Préhistoire de l'Ergonomie
- Xénophon (426/355 av. J.-C.) s'intéresse au travail à la chaîne mis en œuvre pour faire fonctionner les machines de guerre.
- Plaute (IIIe siècle av. J.-C.) s'est penché sur les postures de travail dans certains métiers (dont celui de tailleur).
- J. Ben Sira (180/130 av. J.-C.) décrit et étudie le travail des forgerons d'Alexandrie
- Nicandre de Colophon (IIe siècle av.
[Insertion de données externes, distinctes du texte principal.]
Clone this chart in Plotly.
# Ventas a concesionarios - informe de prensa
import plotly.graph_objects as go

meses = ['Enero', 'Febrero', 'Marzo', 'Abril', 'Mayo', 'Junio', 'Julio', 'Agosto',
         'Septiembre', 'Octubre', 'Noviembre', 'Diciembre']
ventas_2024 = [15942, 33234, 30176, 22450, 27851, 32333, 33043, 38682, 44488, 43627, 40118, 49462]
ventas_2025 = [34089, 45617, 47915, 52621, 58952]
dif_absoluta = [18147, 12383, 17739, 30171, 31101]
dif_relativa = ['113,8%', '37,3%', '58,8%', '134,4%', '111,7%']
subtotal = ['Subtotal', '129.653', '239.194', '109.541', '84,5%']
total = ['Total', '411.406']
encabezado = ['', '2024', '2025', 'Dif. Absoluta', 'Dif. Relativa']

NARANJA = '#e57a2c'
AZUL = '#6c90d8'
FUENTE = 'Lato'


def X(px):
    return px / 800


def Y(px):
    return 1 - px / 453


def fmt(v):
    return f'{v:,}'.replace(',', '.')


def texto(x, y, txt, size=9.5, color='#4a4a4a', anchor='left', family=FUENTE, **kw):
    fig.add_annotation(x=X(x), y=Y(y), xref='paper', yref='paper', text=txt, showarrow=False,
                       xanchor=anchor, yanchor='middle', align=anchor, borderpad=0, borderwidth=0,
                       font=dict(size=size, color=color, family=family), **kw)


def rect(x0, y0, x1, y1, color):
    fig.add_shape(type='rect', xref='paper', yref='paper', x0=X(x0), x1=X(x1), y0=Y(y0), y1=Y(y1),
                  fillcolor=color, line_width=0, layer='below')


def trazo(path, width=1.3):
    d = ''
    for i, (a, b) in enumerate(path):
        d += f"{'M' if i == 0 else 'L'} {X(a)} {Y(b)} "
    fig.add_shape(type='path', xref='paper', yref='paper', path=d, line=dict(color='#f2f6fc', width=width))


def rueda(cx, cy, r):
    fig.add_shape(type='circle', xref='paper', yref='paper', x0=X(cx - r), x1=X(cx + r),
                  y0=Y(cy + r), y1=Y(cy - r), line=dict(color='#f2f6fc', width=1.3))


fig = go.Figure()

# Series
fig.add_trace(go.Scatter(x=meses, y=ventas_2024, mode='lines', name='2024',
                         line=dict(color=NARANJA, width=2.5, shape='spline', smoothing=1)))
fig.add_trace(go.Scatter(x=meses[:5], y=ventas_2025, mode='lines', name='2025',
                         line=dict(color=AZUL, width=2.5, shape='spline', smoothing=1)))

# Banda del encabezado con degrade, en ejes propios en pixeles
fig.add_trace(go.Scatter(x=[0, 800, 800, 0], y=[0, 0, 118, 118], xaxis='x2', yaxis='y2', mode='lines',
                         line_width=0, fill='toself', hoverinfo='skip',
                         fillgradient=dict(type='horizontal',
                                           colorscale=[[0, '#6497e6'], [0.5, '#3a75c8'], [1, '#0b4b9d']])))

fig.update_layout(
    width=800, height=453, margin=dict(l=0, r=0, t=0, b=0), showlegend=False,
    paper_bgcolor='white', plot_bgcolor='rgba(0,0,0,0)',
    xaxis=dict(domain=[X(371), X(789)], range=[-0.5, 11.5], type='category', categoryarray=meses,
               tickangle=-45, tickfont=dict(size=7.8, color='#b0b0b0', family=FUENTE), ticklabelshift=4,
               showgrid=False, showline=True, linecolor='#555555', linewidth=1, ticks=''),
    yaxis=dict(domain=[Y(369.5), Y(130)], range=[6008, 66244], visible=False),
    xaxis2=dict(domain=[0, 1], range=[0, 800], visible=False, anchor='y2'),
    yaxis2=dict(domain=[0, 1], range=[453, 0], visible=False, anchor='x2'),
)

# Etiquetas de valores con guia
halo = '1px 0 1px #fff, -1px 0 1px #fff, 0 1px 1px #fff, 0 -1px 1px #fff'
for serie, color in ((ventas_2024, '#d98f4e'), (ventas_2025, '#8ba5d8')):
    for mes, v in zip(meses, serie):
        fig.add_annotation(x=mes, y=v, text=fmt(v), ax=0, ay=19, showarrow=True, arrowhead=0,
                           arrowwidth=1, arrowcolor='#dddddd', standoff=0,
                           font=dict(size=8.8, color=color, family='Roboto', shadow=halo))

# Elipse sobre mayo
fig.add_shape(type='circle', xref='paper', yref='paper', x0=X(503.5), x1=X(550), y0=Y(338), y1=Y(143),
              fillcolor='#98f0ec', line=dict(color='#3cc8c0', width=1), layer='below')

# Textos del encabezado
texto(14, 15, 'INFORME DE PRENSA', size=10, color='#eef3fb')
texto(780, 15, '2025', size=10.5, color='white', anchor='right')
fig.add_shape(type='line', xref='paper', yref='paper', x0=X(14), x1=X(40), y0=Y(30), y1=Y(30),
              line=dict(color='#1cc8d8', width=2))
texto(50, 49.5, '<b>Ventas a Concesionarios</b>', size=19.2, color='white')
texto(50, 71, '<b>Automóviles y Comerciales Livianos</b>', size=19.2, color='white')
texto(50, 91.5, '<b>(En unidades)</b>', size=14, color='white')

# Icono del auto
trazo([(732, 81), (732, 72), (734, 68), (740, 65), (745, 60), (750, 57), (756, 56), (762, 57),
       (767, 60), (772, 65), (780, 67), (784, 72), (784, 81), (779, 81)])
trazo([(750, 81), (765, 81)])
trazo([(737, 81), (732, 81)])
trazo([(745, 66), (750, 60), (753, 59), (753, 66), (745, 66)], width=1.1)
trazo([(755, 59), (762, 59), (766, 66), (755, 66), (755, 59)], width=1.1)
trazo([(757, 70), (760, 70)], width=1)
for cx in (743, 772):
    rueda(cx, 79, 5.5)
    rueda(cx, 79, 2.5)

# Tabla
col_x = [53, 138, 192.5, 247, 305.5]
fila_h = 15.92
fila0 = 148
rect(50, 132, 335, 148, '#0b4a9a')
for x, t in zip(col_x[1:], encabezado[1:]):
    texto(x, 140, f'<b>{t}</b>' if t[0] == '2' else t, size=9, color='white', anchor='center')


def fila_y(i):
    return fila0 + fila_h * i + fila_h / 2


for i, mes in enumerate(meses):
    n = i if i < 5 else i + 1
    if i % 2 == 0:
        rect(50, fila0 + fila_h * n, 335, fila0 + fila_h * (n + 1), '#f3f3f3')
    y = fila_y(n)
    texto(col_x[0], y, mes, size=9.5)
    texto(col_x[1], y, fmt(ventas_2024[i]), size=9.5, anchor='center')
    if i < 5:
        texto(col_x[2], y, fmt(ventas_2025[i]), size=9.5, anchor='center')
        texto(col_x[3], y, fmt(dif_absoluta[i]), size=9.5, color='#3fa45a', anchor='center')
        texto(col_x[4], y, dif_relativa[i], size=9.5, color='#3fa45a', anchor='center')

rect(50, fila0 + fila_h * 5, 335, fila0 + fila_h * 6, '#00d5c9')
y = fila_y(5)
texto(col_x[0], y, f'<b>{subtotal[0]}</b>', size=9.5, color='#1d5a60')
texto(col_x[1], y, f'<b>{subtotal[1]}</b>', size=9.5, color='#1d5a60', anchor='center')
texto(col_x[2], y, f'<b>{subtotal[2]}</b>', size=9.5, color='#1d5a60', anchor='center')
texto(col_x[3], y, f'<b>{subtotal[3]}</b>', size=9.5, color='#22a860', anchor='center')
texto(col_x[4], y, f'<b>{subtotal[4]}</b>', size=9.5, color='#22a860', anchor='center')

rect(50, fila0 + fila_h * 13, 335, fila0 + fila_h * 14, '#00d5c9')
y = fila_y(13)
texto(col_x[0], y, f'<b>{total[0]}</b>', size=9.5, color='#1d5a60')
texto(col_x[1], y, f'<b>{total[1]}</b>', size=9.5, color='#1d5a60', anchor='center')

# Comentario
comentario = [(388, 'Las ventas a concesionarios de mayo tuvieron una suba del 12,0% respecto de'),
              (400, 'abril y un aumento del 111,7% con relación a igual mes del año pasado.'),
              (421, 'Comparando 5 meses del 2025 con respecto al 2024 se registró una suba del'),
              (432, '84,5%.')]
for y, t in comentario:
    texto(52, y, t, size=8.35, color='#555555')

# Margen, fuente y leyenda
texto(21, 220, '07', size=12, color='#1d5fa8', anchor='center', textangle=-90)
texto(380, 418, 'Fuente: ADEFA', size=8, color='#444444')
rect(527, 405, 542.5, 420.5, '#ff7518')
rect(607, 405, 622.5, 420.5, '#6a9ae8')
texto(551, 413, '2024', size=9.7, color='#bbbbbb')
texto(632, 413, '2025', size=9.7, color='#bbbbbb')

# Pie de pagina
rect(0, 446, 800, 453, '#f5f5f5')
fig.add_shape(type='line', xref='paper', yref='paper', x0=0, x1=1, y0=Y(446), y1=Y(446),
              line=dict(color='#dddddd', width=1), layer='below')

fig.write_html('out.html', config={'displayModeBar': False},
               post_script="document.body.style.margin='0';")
J.-C.) traite de l'intoxication au plomb fréquente dans certains métiers et rédige plusieurs ouvrages de « médecine » du travail et de conseils pour « bien travailler ».
- Avicenne (Ier siècle) ,que ses disciples appellent «le plus grand des médecins», se démarque dans plusieurs domaines dont celui des interactions entre le travail et l'homme.
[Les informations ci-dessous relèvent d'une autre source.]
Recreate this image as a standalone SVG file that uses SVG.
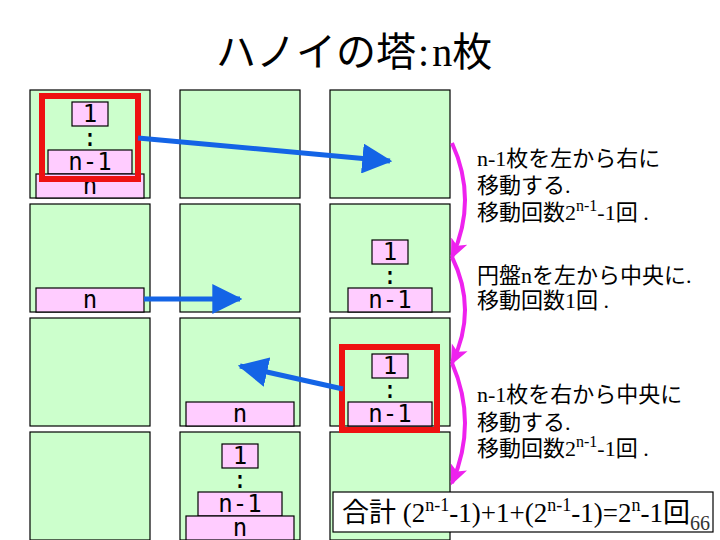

- Maïmonide (XIIIe siècle) effectue des travaux sur l'hygiène de vie notamment au travail : respecter des pauses, éviter surcharges, excès et abus.
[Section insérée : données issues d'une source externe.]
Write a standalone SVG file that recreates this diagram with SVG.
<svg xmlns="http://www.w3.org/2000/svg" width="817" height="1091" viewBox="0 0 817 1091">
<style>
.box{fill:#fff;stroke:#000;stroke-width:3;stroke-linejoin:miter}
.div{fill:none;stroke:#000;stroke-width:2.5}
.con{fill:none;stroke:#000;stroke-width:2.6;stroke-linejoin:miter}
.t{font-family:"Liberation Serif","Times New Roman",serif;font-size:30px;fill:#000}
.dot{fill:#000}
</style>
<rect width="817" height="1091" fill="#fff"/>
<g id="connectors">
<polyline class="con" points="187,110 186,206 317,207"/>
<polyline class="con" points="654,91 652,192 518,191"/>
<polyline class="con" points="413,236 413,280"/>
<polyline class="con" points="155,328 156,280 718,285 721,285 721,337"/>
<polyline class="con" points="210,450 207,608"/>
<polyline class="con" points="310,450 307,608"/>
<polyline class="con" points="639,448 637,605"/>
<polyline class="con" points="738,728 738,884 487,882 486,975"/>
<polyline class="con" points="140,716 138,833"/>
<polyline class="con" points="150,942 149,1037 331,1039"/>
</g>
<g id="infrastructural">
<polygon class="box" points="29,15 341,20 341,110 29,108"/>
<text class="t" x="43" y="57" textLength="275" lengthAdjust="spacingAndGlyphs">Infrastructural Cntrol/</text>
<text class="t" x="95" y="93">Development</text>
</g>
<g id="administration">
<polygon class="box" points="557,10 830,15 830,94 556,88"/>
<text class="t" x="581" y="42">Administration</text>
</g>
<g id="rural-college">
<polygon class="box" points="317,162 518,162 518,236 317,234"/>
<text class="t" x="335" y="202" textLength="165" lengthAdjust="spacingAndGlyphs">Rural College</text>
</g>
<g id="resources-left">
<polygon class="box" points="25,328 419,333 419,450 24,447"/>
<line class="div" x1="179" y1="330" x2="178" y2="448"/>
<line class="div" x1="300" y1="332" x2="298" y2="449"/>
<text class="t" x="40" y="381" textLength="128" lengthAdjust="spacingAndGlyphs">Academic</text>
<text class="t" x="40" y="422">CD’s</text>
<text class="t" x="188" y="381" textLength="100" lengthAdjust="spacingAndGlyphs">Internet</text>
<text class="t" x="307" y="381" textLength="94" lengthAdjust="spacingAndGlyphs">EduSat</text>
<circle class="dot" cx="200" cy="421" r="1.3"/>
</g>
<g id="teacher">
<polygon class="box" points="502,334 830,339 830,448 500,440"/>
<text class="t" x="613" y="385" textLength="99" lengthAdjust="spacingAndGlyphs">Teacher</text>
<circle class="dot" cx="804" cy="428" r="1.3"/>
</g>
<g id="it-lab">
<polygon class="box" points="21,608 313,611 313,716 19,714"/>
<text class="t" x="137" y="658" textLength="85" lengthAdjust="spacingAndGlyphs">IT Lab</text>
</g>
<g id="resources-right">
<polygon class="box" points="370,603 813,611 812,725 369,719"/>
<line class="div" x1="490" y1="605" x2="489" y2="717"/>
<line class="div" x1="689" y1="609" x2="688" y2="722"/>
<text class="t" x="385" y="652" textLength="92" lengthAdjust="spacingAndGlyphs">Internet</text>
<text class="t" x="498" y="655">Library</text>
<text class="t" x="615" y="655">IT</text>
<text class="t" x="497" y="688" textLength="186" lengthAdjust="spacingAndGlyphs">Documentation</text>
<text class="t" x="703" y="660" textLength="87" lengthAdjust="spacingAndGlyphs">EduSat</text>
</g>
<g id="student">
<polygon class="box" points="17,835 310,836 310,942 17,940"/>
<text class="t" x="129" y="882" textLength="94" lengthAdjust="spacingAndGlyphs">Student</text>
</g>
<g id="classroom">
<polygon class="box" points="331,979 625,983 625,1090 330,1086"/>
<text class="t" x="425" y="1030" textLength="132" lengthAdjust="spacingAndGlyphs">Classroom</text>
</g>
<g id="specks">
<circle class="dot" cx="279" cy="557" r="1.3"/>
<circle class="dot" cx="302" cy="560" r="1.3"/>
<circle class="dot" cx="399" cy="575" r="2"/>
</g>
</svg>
Précurseurs ingénieurs de l'Ergonomie
- Léonard de Vinci (1452-1519) décrit le corps de l'Homme avec minutie (début de l'anthropométrie) et crée des machines qui permettent à l'homme de surpasser ses limites (soulever ou porter des charges, voler, etc.)
- Giovanni Alfonso Borelli (1608-1679) considéré comme le père de la biomécanique pour ses analyses des mouvements du corps et des aspects mécaniques du travail.
- Guillaume Amontons (1633-1705) est passionné par les machines et instruments dédiés au travail : il facilite le travail artisanal par recours aux nouveaux instruments (hygromètres, clepsydres, baromètres…)
- Sébastien Le Prestre de Vauban (1633-1707) initie les réflexions sur la charge physique du travail et sa pénibilité via ses approches analytiques du travail et de la paye des terrassiers édifiant les fortifications dont il est le promoteur.
- John Theophilus Desaguliers (1683-1744) réalise des expérimentations sur des travailleurs et compare la « force musculaire » avec la « force vapeur » et la « force électrique »
- Charles de Coulomb (1736-1806) compare le travail humain avec le travail mécanique et le travail animal et mène des recherches sur la fatigue humaine : Quelle est la quantité maximale de travail possible sans fatigue ?
- Wojciech Jastrzebowski (1799-1882) créateur du terme Ergonomie en 1857 dans son ouvrage : « Précis d'Ergonomie ou de la science du travail, basée sur des vérités tirées des sciences de la nature » . L'ouvrage publié en polonais connait une diffusion restreinte : Le terme réapparait plus tard vers la seconde moitié du XXe siècle .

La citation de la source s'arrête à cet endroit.